----- Data segment -----

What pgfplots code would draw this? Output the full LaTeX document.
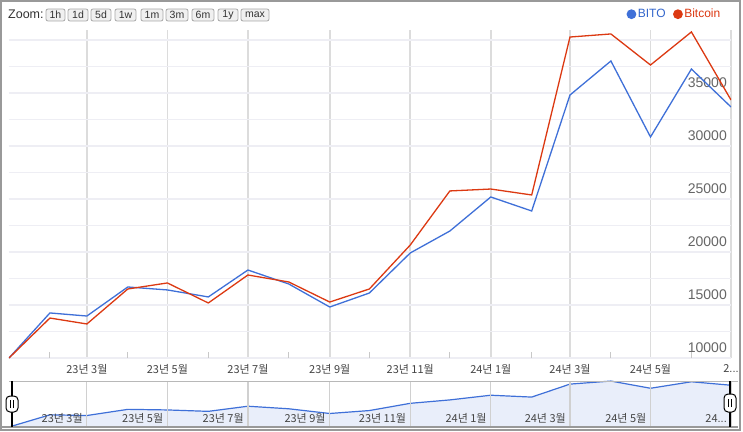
\documentclass[border=0pt]{standalone}
\usepackage{pgfplots}
\usepackage{pgfplotstable}
\pgfplotsset{compat=1.18}
\usepackage{fontspec}
\setmainfont{Liberation Sans}
\newfontfamily\kr{Noto Sans CJK KR}
\definecolor{bito}{HTML}{3F70D8}
\definecolor{bitoleg}{HTML}{3366CC}
\definecolor{btc}{HTML}{DC3912}
\definecolor{vgrid}{HTML}{DCDCDC}
\definecolor{hgrid}{HTML}{EEEEF4}
\definecolor{tickgray}{HTML}{C8C8C8}
\definecolor{ylab}{HTML}{666666}
\definecolor{xlab}{HTML}{444444}
\definecolor{navfill}{HTML}{E9EEFA}
\definecolor{navgrid}{HTML}{D0D0D0}
\definecolor{frame}{HTML}{999999}
\definecolor{btnfill}{HTML}{F0F0F0}
\definecolor{btnline}{HTML}{A8A8A8}

\pgfplotstableread{
day bito btc
0 10000 10000
31 14250 13770
59 13960 13210
90 16700 16510
120 16420 17080
151 15760 15190
181 18300 17830
212 16980 17170
243 14810 15280
273 16130 16510
304 19910 20660
334 21980 25760
365 25190 25940
396 23870 25380
425 34810 40280
456 38020 40570
486 30850 37640
517 37260 40760
547 33680 34340
}\datatable

\begin{document}
\begin{tikzpicture}
\useasboundingbox (0pt,0pt) rectangle (743pt,431pt);
\fill[white] (0pt,0pt) rectangle (743pt,431pt);

% main chart
\begin{axis}[
  at={(9pt,73pt)}, anchor=south west,
  scale only axis, width=722pt, height=328pt,
  xmin=0, xmax=547, ymin=10000, ymax=40943,
  scaled y ticks=false,
  axis line style={draw=none},
  xtick={59,120,181,243,304,365,425,486,547},
  xticklabels={23년 3월,23년 5월,23년 7월,23년 9월,23년 11월,24년 1월,24년 3월,24년 5월,{2{\rmfamily ...}}},
  minor xtick={31,90,151,212,273,334,396,456,517},
  ytick={10000,12500,15000,17500,20000,22500,25000,27500,30000,32500,35000,37500,40000},
  yticklabels={10000,{},15000,{},20000,{},25000,{},30000,{},35000,{},{}},
  xtick pos=bottom, ytick pos=right, yticklabel pos=right,
  tick align=inside,
  major tick length=0pt, minor tick length=6pt,
  minor x tick style={color=tickgray, line width=1pt},
  grid=major,
  x grid style={color=vgrid, line width=1.6pt},
  y grid style={color=hgrid, line width=1.4pt},
  xticklabel style={font=\kr\fontsize{11}{13}\selectfont, text=xlab, anchor=north, inner sep=0pt, yshift=-6pt},
  yticklabel style={font=\fontsize{14}{16}\selectfont, text=ylab, anchor=south east, inner sep=0pt, xshift=-4pt, yshift=5pt},
  legend columns=2,
  legend style={at={(1,1)}, anchor=south east, xshift=-9pt, yshift=9pt, draw=none, fill=none,
    font=\fontsize{12}{14}\selectfont, inner sep=0pt,
    nodes={inner sep=1.5pt},
    /tikz/every even column/.append style={column sep=6pt}},
  legend image code/.code={\fill[#1] (4pt,0pt) circle (4.2pt);},
]
\addplot[bito, line width=1.3pt] table[x=day,y=bito]{\datatable};
\addlegendentry{\textcolor{bitoleg}{BITO}}
\addplot[btc, line width=1.3pt] table[x=day,y=btc]{\datatable};
\addlegendentry{\textcolor{btc}{Bitcoin}}
\end{axis}

% navigator
\begin{axis}[
  at={(9pt,4pt)}, anchor=south west,
  scale only axis, width=722pt, height=46pt,
  xmin=0, xmax=547, ymode=log, ymin=10000, ymax=38100,
  axis on top,
  axis line style={draw=none},
  xtick={59,120,181,243,304,365,425,486,547},
  xticklabels={23년 3월,23년 5월,23년 7월,23년 9월,23년 11월,24년 1월,24년 3월,24년 5월,{24{\rmfamily ...}}},
  ytick=\empty,
  xtick pos=bottom, major tick length=0pt,
  grid=major,
  x grid style={color=navgrid, line width=1.2pt},
  xticklabel style={font=\kr\fontsize{11}{13}\selectfont, text=xlab, anchor=base east, inner sep=0pt, xshift=-4pt, yshift=4pt},
]
\addplot[draw=none, fill=navfill] table[x=day,y=bito]{\datatable} \closedcycle;
\addplot[bito, line width=1.2pt] table[x=day,y=bito]{\datatable};
\end{axis}

% navigator frame lines
\draw[color=frame!70, line width=1pt] (9pt,50pt) -- (738pt,50pt);
\draw[color=frame, line width=1.5pt] (2pt,4pt) -- (738pt,4pt);
% handles
\draw[black, line width=1.5pt] (12pt,4pt) -- (12pt,50pt);
\draw[black, line width=1pt, fill=white, rounded corners=4pt] (6pt,19pt) rectangle (18pt,35pt);
\draw[black, line width=0.8pt] (10.8pt,23pt) -- (10.8pt,31pt) (13.2pt,23pt) -- (13.2pt,31pt);
\draw[black, line width=1.5pt] (730pt,4pt) -- (730pt,50pt);
\draw[black, line width=1pt, fill=white, rounded corners=4pt] (724pt,19pt) rectangle (736pt,37pt);
\draw[black, line width=0.8pt] (728.8pt,24pt) -- (728.8pt,32pt) (731.2pt,24pt) -- (731.2pt,32pt);

% zoom bar
\node[anchor=west, inner sep=0pt, text=black!80, font=\fontsize{12.5}{14}\selectfont] at (8pt,417pt) {Zoom:};
\foreach \c/\w/\t in {55.5/19/1h, 78/20/1d, 101/20/5d, 125.5/21/1w, 152/22/1m, 177/22/3m, 203/22/6m, 228/20/1y, 255/28/max}{
  \node[draw=btnline, fill=btnfill, rounded corners=2pt, line width=0.8pt, minimum width=\w pt, minimum height=12pt, inner sep=0pt,
        font=\fontsize{10.5}{11}\selectfont, text=black!80] at (\c pt,416pt) {\t};
}

% outer frame
\draw[color=frame, line width=2pt] (1pt,1pt) rectangle (739.5pt,430pt);
\end{tikzpicture}
\end{document}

-----

◆ **Task requirements**: Copy every line above that includes the string "code".

◆ **Final result**:
What pgfplots code would draw this? Output the full LaTeX document.
  legend image code/.code={\fill[#1] (4pt,0pt) circle (4.2pt);},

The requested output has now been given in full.